Menurut pengakuan Soerjohardjo, selama perkawinan mereka tak
pernah ribut-ribut. Resepnya, menurut sang nyonya "Kalau bapak
ribut, saya diam saja." Dan kalau ribut kelewatan? Barulah sang
nyonya buka suara: "Apa tidak malu kedengaran tetangga? Kita
ribut-ribut, tapi tiap tahun punya anak satu. Apa tidak malu?".
"Nah, kalau dia sudah berkata begitu, bukan cuma 1-0, tapi 2-0,"
sambung sang suami.
Masing-masing faham dan tahu soal-soal apa yang bisa membuat
berang teman hidupnya. Pak Soerjohardjo tidak senang kalau
isterinya memotong kalimat-kalimat yang sedang diucapkannya.
Isterinya juga minta pengertian dari suaminya, jangan
sekali-sekali dia dibohongi. Resep sukses lainnya: "Pantang bagi
kami menceritakan kesulitan hidup pada anak." Biarpun usianya
sudah 78 tahun (isterinya 5 tahun lebih muda), Soerjohardjo
masih bekerja di sebuah kantor Swasta. Dalam tempo 24 jam dia
membagi jadwal setiap harinya 8 jam bekerja, 8 jam berfikir dan
8 jam sisanya mengaso. Supaya tidak cepat tua (paling tidak
tetap bersemangat), "hati harus gembira dan jangan makan hati,"
ujarnya, "nanti bisa tebese."
Di rumahnya di bilangan Jatinegara ada sebuah musholla kecil. Di
dinding rumah ada tergantung sebuah tulisan yang berbunyi:
"rasa tanggung jawab itu merupakan mutiara yang tidak
ternilai." Tulisan yang lain: 'hormati, jagalah selalu nama baik
ayah-bundamu menjadi umat yang bermutu." Berbicara mengenai
tulisan-tulisan tersebut, Soerjohardjo berkata lagi: "Dari pada
dengan mulut, 'kan lebih baik begitu. Bisa dibaca kapan saja."

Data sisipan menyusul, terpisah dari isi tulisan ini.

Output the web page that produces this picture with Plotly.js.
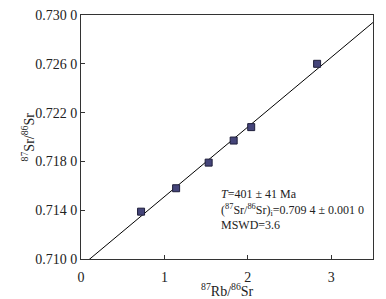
<!DOCTYPE html>
<html><head><meta charset="utf-8">
<script src="https://cdn.plot.ly/plotly-3.0.1.min.js"></script>
<style>html,body{margin:0;padding:0;background:#fff}#c{width:386px;height:299px}</style>
</head><body><div id="c"></div>
<script>
var rbSr = [0.72, 1.14, 1.53, 1.83, 2.04, 2.83];
var srSr = [0.71388, 0.71580, 0.71790, 0.71971, 0.72081, 0.72600];
var lineX = [0, 3.5];
var lineY = [0.7094, 0.72939];
var yTickVals = [0.710, 0.714, 0.718, 0.722, 0.726, 0.730];
var yTickText = ["0.710 0", "0.714 0", "0.718 0", "0.722 0", "0.726 0", "0.730 0"];
var xTickVals = [0, 1, 2, 3];
var xTickText = ["0", "1", "2", "3"];

var F = "Liberation Serif, Times New Roman, serif";
var traces = [
  {x: lineX, y: lineY, mode: "lines", line: {color: "#000", width: 1}, hoverinfo: "skip"},
  {x: rbSr, y: srSr, mode: "markers", marker: {symbol: "square", size: 7, color: "#45457a", line: {color: "#1e1e3a", width: 1}}}
];
var layout = {
  width: 386, height: 299,
  margin: {l: 81, r: 13, t: 15, b: 40},
  showlegend: false,
  paper_bgcolor: "#fff", plot_bgcolor: "#fff",
  font: {family: F, size: 14, color: "#222"},
  xaxis: {range: [0, 3.5], tickvals: xTickVals, ticktext: xTickText, ticks: "inside", ticklen: 4,
          tickcolor: "#333", showgrid: false, zeroline: false, showline: true, linecolor: "#333",
          linewidth: 1, mirror: true, ticklabelstandoff: 5, tickfont: {family: F, size: 14, color: "#222"}},
  yaxis: {range: [0.710, 0.730], tickvals: yTickVals, ticktext: yTickText, ticks: "inside", ticklen: 4,
          tickcolor: "#333", showgrid: false, zeroline: false, showline: true, linecolor: "#333",
          linewidth: 1, mirror: true, tickfont: {family: F, size: 14, color: "#222"}},
  annotations: [
    {xref: "paper", yref: "paper", x: 0.5, y: -0.125, xanchor: "center", yanchor: "middle", showarrow: false,
     text: "<sup>87</sup>Rb/<sup>86</sup>Sr", font: {family: F, size: 14, color: "#222"}},
    {xref: "paper", yref: "paper", x: -0.18, y: 0.5, xanchor: "center", yanchor: "middle", showarrow: false, textangle: -90,
     text: "<sup>87</sup>Sr/<sup>86</sup>Sr", font: {family: F, size: 14, color: "#222"}},
    {xref: "paper", yref: "paper", x: 0.473, y: 0.305, xanchor: "left", yanchor: "top", showarrow: false, align: "left",
     text: "<i>T</i>=401 ± 41 Ma<br>(<sup>87</sup>Sr/<sup>86</sup>Sr)<sub>i</sub>=0.709 4 ± 0.001 0<br>MSWD=3.6",
     font: {family: F, size: 12, color: "#222"}}
  ]
};
Plotly.newPlot("c", traces, layout, {staticPlot: true});
</script></body></html>
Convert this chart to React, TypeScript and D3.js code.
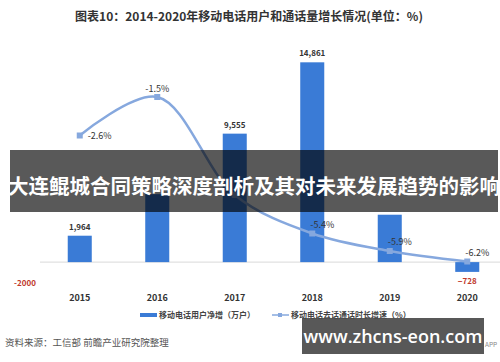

Nama Soerjohardjo sampai di meja Dewan Pelaksana, atas usul
salah seorang dari 14 anak-anak (dan 7 orang mantu) yang telah
mengirim data-data mengenai orangtuanya, yang dianggap patut
dinobatkan jadi pasangan Keluarga Teladan. Niat sang anak
kesampaian. Dan di malam orangtuanya mendapat predikat pasangan
teladan, ke-21 anak dan mantu datang menyaksikan untuk memberi
penghormatan. Dan tentu saja, mereka datang tidak dengan kartu
undangan gratis. Tapi membeli karcis yang harganya Rp 5.000
seorang. "Rp 105.000 buat beli karcis untuk melihat bapak-ibunya
diberi kehormatan," kata Soerjohardjo ketawa puas. Orangtua yang
mempunyai semangat muda ini lugu sikapnya. Juga selalu terbuka.